Remembering those who have given up their lives for others during conflict is a key part of any culture, and especially during the month of November more emphasis is placed on paying respects to those from around the world who offer to fight for their country. Parades are held all across the UK, schools and workplaces often hold a minute of silence on the 11th to mark the end of the First World War, and of course there are those who volunteer to raise money to provide support for veterans and those who have lost family during war. One of these parades was held in Ashford, Surrey, this month, with members of the local community joining together for remembrance.


The parade, like most others, is normally held annually on the Sunday after the 11th of November, which this year fell on the 14th. Although COVID precautions meant that the in-person event couldn't take place last year, this year it was able to go on as normal. Those who came to watch were encouraged to social distance and wear face coverings, and the ceremony itself was cut from 1 hour to 40 minutes, but other than these changes everything was able to go ahead as normal.


Like most years the parade was started with a march by all those involved. The normal route of marching around the high-street had to be cut due to time constraints and restrictions, so the procession instead walked a shorter distance from the end of the high-street to the nearby war memorial. Once there, a brief ceremony was held consisting of music and a poem reading by a representative from Ashford Wide, the local organisation responsible for planning the event. This was followed by a 2-minute silence, after which the involved flag bearers from the British Legion lowered their flags for the Last Post.


Once the members had raised their flags once again, the ceremony for wreath laying began. One by one each member of the parade who had volunteered to lay a wreath stepped forward to place it around the base of the war memorial before stepping back into line. More than 15 wreathes were laid during the event, with members from different local communities taking part. These included members of Surrey County Council, cabinet members for Education and Learning, representatives from the Royal British Legion and Armed Forces, members of the Women's Institute and Ashford Wide groups and the Surrey Police Commissioner.
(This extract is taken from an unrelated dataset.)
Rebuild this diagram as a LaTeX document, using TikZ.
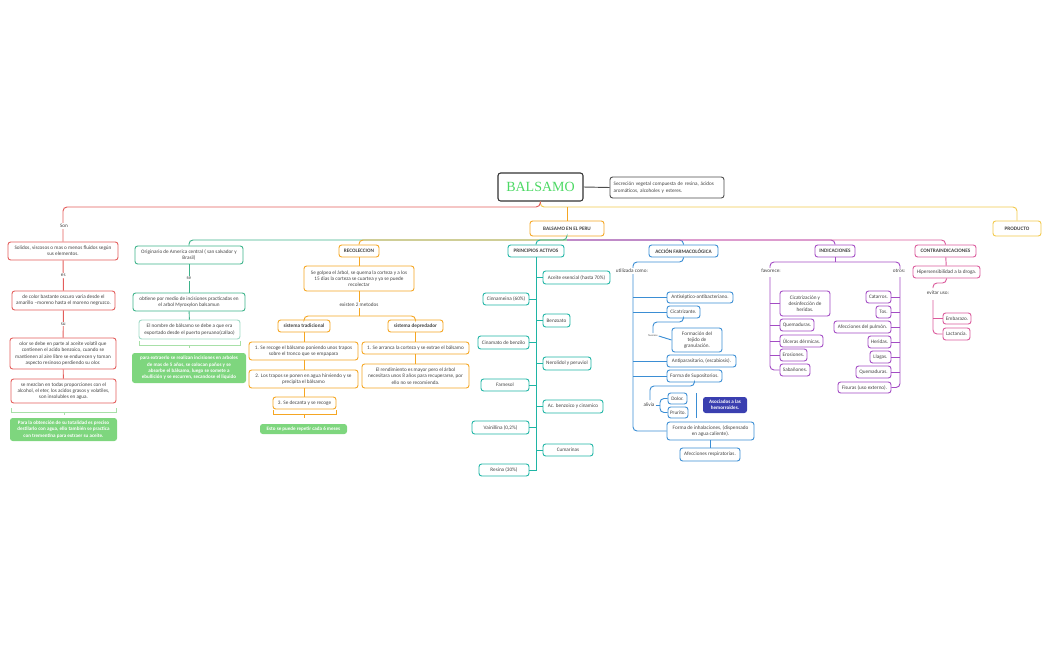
\documentclass[tikz,border=0pt]{standalone}
\usepackage{fontspec}
\setmainfont{Carlito}
\newfontfamily\serf{Liberation Serif}
\definecolor{cred}{HTML}{E35D5B}
\definecolor{cgr}{HTML}{3DB38A}
\definecolor{cor}{HTML}{F5A623}
\definecolor{ctl}{HTML}{1FB5A5}
\definecolor{cbl}{HTML}{3B8ED4}
\definecolor{cpu}{HTML}{A34CC4}
\definecolor{cpk}{HTML}{DB5B9C}
\definecolor{cye}{HTML}{F2C94C}
\definecolor{cfill}{HTML}{7ED67E}
\definecolor{clg}{HTML}{A8E0A8}
\definecolor{cdb}{HTML}{3A3FB0}
\definecolor{ctx}{HTML}{444444}
\definecolor{cbal}{HTML}{4CD964}
\newcommand\bx[7]{\node[box,draw=#6,minimum width={(#4-#2)*0.75pt},minimum height={(#5-#3)*0.75pt}] (#1) at ({(#2+#4)/2},{(#3+#5)/2}) {#7};}
\newcommand\fb[7]{\node[box,fill=#6,text=white,font=\fontsize{3.8}{4.7}\selectfont\bfseries,minimum width={(#4-#2)*0.75pt},minimum height={(#5-#3)*0.75pt}] (#1) at ({(#2+#4)/2},{(#3+#5)/2}) {#7};}
\begin{document}
\begin{tikzpicture}[x=0.75pt,y=-0.75pt,
 box/.style={rounded corners=2pt,line width=0.7pt,fill=white,align=center,inner sep=0.5pt,text=ctx,font=\fontsize{3.9}{4.7}\selectfont},
 lab/.style={fill=white,inner sep=0.6pt,text=ctx,font=\fontsize{3.9}{4.7}\selectfont},
 ln/.style={line width=0.7pt},
 rc/.style={rounded corners=3pt}]
\useasboundingbox (0,0) rectangle (1050,650);
% top
\node[box,draw=black!80,line width=0.8pt,minimum width=63.75pt,minimum height=21pt,text=cbal,font=\serf\fontsize{10.5}{12}\selectfont] (bal) at (540.5,187) {BALSAMO};
\node[box,draw=black!70,align=left,minimum width=85.5pt,minimum height=15.75pt,text width=80pt] (desc) at (667,187.5) {Secreción vegetal compuesta de resina, ácidos aromáticos, alcoholes y esteres.};
\draw[ln,black!70] (bal.east) -- (desc.west);
\coordinate (j0) at (540,207);
\coordinate (j1) at (567,240);
\bx{peru}{530}{221}{604}{236}{cor}{\bfseries BALSAMO EN EL PERU}
\bx{prod}{993}{221}{1041}{236}{cye}{\bfseries PRODUCTO}
\draw[ln,cye,rc] (bal.south) -- (j0) -| (prod.north);
\draw[ln,cor,rc] (567,207) -- (peru.north);
% column 1
\bx{a1}{8}{242}{118}{260}{cred}{Solidos, viscosos o mas o menos fluidos según\\sus elementos.}
\bx{a2}{12}{291}{115}{310}{cred}{de color bastante oscuro  varia desde el\\amarillo –moreno hasta el moreno negruzco.}
\bx{a3}{10}{338}{116}{369}{cred}{olor se debe en parte al aceite volatil que\\contienen el acido benzoico, cuando se\\mantienen al aire libre se endurecen y toman\\aspecto resinoso perdiendo su olor.}
\bx{a4}{11}{379}{116}{403}{cred}{se mezclan  en todas proporciones con el\\alcohol, el eter, los acidos grasos y volatiles,\\son insolubles en agua.}
\fb{a5}{10}{418}{117}{441}{cfill}{Para la obtención de su totalidad es preciso\\destilarlo con agua, ello también se practica\\con trementina para extraer su aceite.}
\draw[ln,cred,rc] (bal.south) -- (j0) -| (a1.north);
\node[lab] (son) at (64,226) {Son};
\draw[ln,cred] (a1) -- (a2) node[lab,midway] {es};
\draw[ln,cred] (a2) -- (a3) node[lab,midway] {su};
\draw[ln,cred] (a3) -- (a4);
\draw[ln,clg] (11,408) -- (11,412) -- (116,412) -- (116,408) (64,412) -- (64,415);
% row line
\bx{c2a}{135}{246}{243}{264}{cgr}{Originario de America central ( san salvador y\\Brasil)}
\bx{rec}{339}{245}{379}{257}{cor}{\bfseries RECOLECCION}
\bx{pa}{508}{245}{564}{257}{ctl}{\bfseries PRINCIPIOS ACTIVOS}
\bx{ac}{649}{245}{718}{257}{cbl}{\bfseries ACCIÓN FARMACOLÓGICA}
\bx{ind}{815}{245}{855}{257}{cpu}{\bfseries INDICACIONES}
\bx{con}{915}{245}{976}{257}{cpk}{\bfseries CONTRAINDICACIONES}
\draw[ln,cgr,rc] (peru.south) -- (j1) -| (c2a.north);
\draw[ln,cor,rc] (j1) -| (rec.north);
\draw[ln,ctl,rc] (j1) -| (pa.north);
\draw[ln,cbl,rc] (j1) -| (ac.north);
\draw[ln,cpu,rc] (j1) -| (ind.north);
\draw[ln,cpk,rc] (j1) -| (con.north);
% column 2
\bx{c2b}{133}{293}{245}{311}{cgr}{obtiene  por medio de incisiones practicadas en\\el arbol Myroxylon balsamun}
\bx{c2c}{139}{320}{240}{339}{cgr!50}{El nombre de bálsamo se debe a que era\\exportado desde el puerto peruano(callao)}
\fb{c2d}{132}{353}{246}{383}{cfill}{para extraerlo se  realizan incisiones en arboles\\de mas de 5 años, se colocan paños y se\\absorbe el bálsamo, luego se somete a\\ebullición y se escurren, secandose el liquido}
\draw[ln,cgr] (c2a) -- (c2b) node[lab,midway] {se};
\draw[ln,cgr] (c2b) -- (c2c);
\draw[ln,clg] (139,341) -- (139,345) -- (240,345) -- (240,341) (189,345) -- (189,348);
% column 3
\bx{r1}{304}{266}{414}{291}{cor}{Se golpea el árbol, se quema la corteza y a los\\15 dias la corteza se cuartea y ya se puede\\recolectar}
\coordinate (rj) at (359,316);
\bx{st}{278}{320}{330}{332}{cor}{\bfseries sistema tradicional}
\bx{sd}{388}{320}{443}{332}{cor}{\bfseries sistema depredador}
\bx{t1}{249}{342}{358}{360}{cor}{1. Se recoge el bálsamo poniendo unos trapos\\sobre el tronco que se empapara}
\bx{t2}{249}{370}{358}{388}{cor}{2. Los trapos se ponen en agua hirviendo y se\\precipita el bálsamo}
\bx{t3}{273}{397}{336}{409}{cor}{3. Se decanta y se recoge}
\fb{t4}{260}{424}{347}{434}{cfill}{Esto se puede repetir cada 6 meses}
\bx{d1}{362}{342}{469}{354}{cor}{1. Se arranca la corteza y se extrae el bálsamo}
\bx{d2}{362}{364}{469}{388}{cor}{El rendimiento es mayor pero el árbol\\necesitara unos 8 años para recuperarse, por\\ello no se recomienda.}
\draw[ln,cor] (rec) -- (r1);
\draw[ln,cor] (r1) -- (rj) node[lab,pos=0.55] {existen 2 metodos};
\draw[ln,cor,rc] (rj) -| (st.north);
\draw[ln,cor,rc] (rj) -| (sd.north);
\draw[ln,cor] (st) -- (t1.north -| st.south);
\draw[ln,cor] (t1.south -| st.south) -- (t2.north -| st.south);
\draw[ln,cor] (t2.south -| st.south) -- (t3.north -| st.south);
\draw[ln,cor] (sd) -- (d1.north -| sd.south);
\draw[ln,cor] (d1.south -| sd.south) -- (d2.north -| sd.south);
\draw[ln,cor] (273,410) -- (273,414) -- (336,414) -- (336,410) (304,414) -- (304,418);
% column 4
\bx{p1}{543}{271}{610}{284}{ctl}{Aceite esencial (hasta 70\%)}
\bx{p2}{543}{314}{570}{327}{ctl}{Benzoato}
\bx{p3}{543}{357}{591}{370}{ctl}{Nerolidol y peruviol}
\bx{p4}{543}{400}{603}{413}{ctl}{Ac. benzoico y cinamico}
\bx{p5}{543}{444}{593}{456}{ctl}{Cumarinas}
\bx{q1}{483}{293}{529}{305}{ctl}{Cinnameina (60\%)}
\bx{q2}{478}{336}{529}{349}{ctl}{Cinamato de benzilo}
\bx{q3}{481}{379}{529}{391}{ctl}{Farnesol}
\bx{q4}{472}{421}{529}{434}{ctl}{Vainillina (0,2\%)}
\bx{q5}{479}{464}{529}{476}{ctl}{Resina (30\%)}
\draw[ln,ctl] (pa.south) -- (q5.east -| pa.south) -- (q5.east);
\foreach \n in {p1,p2,p3,p4,p5} \draw[ln,ctl] (\n.west) -- (\n.west -| pa.south);
\foreach \n in {q1,q2,q3,q4} \draw[ln,ctl] (\n.east) -- (\n.east -| pa.south);
% column 5
\coordinate (asp) at (633,262);
\bx{e1}{667}{292}{733}{303}{cbl}{Antiséptico-antibacteriano.}
\bx{e2}{667}{306}{700}{318}{cbl}{Cicatrizante.}
\bx{e3}{672}{328}{722}{352}{cbl}{Formación del\\tejido de\\granulación.}
\bx{e4}{667}{355}{736}{367}{cbl}{Antiparasitario, (escabiosis).}
\bx{e5}{667}{370}{722}{382}{cbl}{Forma de Supositorios.}
\bx{e6}{668}{393}{687}{404}{cbl}{Dolor.}
\bx{e7}{668}{407}{688}{418}{cbl}{Prurito.}
\fb{e8}{703}{397}{747}{413}{cdb}{Asociados a las\\hemorroides.}
\bx{e9}{667}{422}{754}{440}{cbl}{Forma de inhalaciones, (dispensado\\en agua caliente).}
\bx{e10}{680}{448}{740}{461}{cbl}{Afecciones respiratorias.}
\draw[ln,cbl,rc] (ac.south) |- (asp) |- (e9.west);
\foreach \n in {e1,e2,e4,e5} \draw[ln,cbl] (\n.west) -- (\n.west -| asp);
\node[lab] at (632,271) {utilizada como:};
\draw[ln,cbl,rc] (e2.south) |- (653,322) -- (653,333);
\node[lab,font=\fontsize{2}{2}\selectfont] (fav2) at (653,336) {favorece};
\draw[ln,cbl] (fav2.east) -- (e3.west);
\draw[ln,cbl,rc] (e5.south) |- (650,386) -- (650,400);
\node[lab] (ali) at (649,405) {alivia};
\coordinate (aj) at (660,405);
\draw[ln,cbl] (ali.east) -- (aj);
\draw[ln,cbl,rc] (aj) |- (e6.west);
\draw[ln,cbl,rc] (aj) |- (e7.west);
\draw[ln,cbl] (696,393) -- (696,418);
\draw[ln,cbl] (e9) -- (e10.north -| e9.south);
% column 6
\coordinate (ijl) at (770,262);
\coordinate (ijr) at (900,262);
\draw[ln,cpu,rc] (ind.south) -- (835,262);
\draw[ln,cpu,rc] (770,270) -- (ijl) -- (ijr) -- (900,270);
\node[lab] (fv) at (771,271) {favorece:};
\node[lab] (ot) at (899,271) {otros:};
\bx{i1}{780}{291}{830}{316}{cpu}{Cicatrización y\\desinfección de\\heridas.}
\bx{i2}{780}{319}{814}{331}{cpu}{Quemaduras.}
\bx{i3}{780}{335}{823}{347}{cpu}{Úlceras dérmicas.}
\bx{i4}{780}{349}{807}{361}{cpu}{Erosiones.}
\bx{i5}{780}{364}{810}{376}{cpu}{Sabañones.}
\bx{o1}{866}{291}{891}{303}{cpu}{Catarros.}
\bx{o2}{876}{306}{891}{318}{cpu}{Tos.}
\bx{o3}{834}{321}{891}{333}{cpu}{Afecciones del pulmón.}
\bx{o4}{868}{336}{891}{348}{cpu}{Heridas.}
\bx{o5}{870}{351}{891}{363}{cpu}{Llagas.}
\bx{o6}{856}{366}{891}{378}{cpu}{Quemaduras.}
\bx{o7}{838}{382}{891}{393}{cpu}{Fisuras (uso externo).}
\draw[ln,cpu,rc] (770,277) |- (i5.west);
\draw[ln,cpu,rc] (900,277) |- (o7.east);
\foreach \n in {i1,i2,i3,i4} \draw[ln,cpu] (\n.west) -- (\n.west -| ijl);
\foreach \n in {o1,o2,o3,o4,o5,o6} \draw[ln,cpu] (\n.east) -- (\n.east -| ijr);
% column 7
\bx{h1}{913}{266}{980}{278}{cpk}{Hipersensibilidad a la droga.}
\bx{h2}{943}{313}{971}{324}{cpk}{Embarazo.}
\bx{h3}{943}{328}{970}{340}{cpk}{Lactancia.}
\coordinate (hj) at (933,300);
\draw[ln,cpk] (con) -- (h1);
\draw[ln,cpk,rc] (h1.south) |- (933,283) -- (933,288);
\node[lab] at (938,293) {evitar uso:};
\draw[ln,cpk,rc] (hj) |- (h3.west);
\draw[ln,cpk] (h2.west) -- (h2.west -| hj);
\end{tikzpicture}
\end{document}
There was also a large amount of young people involved in the parade, such as police cadets, Girl Guides and Scouts. As a member of the local Rangers unit, I was chosen to represent 7th Ashford Guiding along with a Rainbow, a Brownie and a Guide. I was responsible for laying down our wreath as well as making sure our group was organised with each other when walking and that everyone knew what they were doing. Our part of the parade went well and to my surprise the Rainbow was great at standing still when she needed to, despite only being 6 years old!


Some other members of each unit also took part, with one person being involved in the flag display and two more acting as escorts who stood to the side during the ceremony.


After each wreath has been laid and we held another two minutes silence, the parade turned around to walk back up the high-street. Everyone was calm and collected when marching and most managed to walk in time together, which created a very neat and organised display. Each of the Girl Guiding representatives involved was awarded with a poppy badge, to act as a thank you for our participation. Once the crowds had dispersed, we were allowed to go back home to end what had certainly been a memorable morning.


Overall, the parade was a great display on the power of local communities. The last two years have caused many people to drift apart, so it was amazing to see the large group of people who were willing to come together for such an important cause. To be given the chance to participate in the event, one that I haven't been able to be a part of since 2015 when I left my Brownie unit, was a fantastic opportunity and I was delighted to be involved.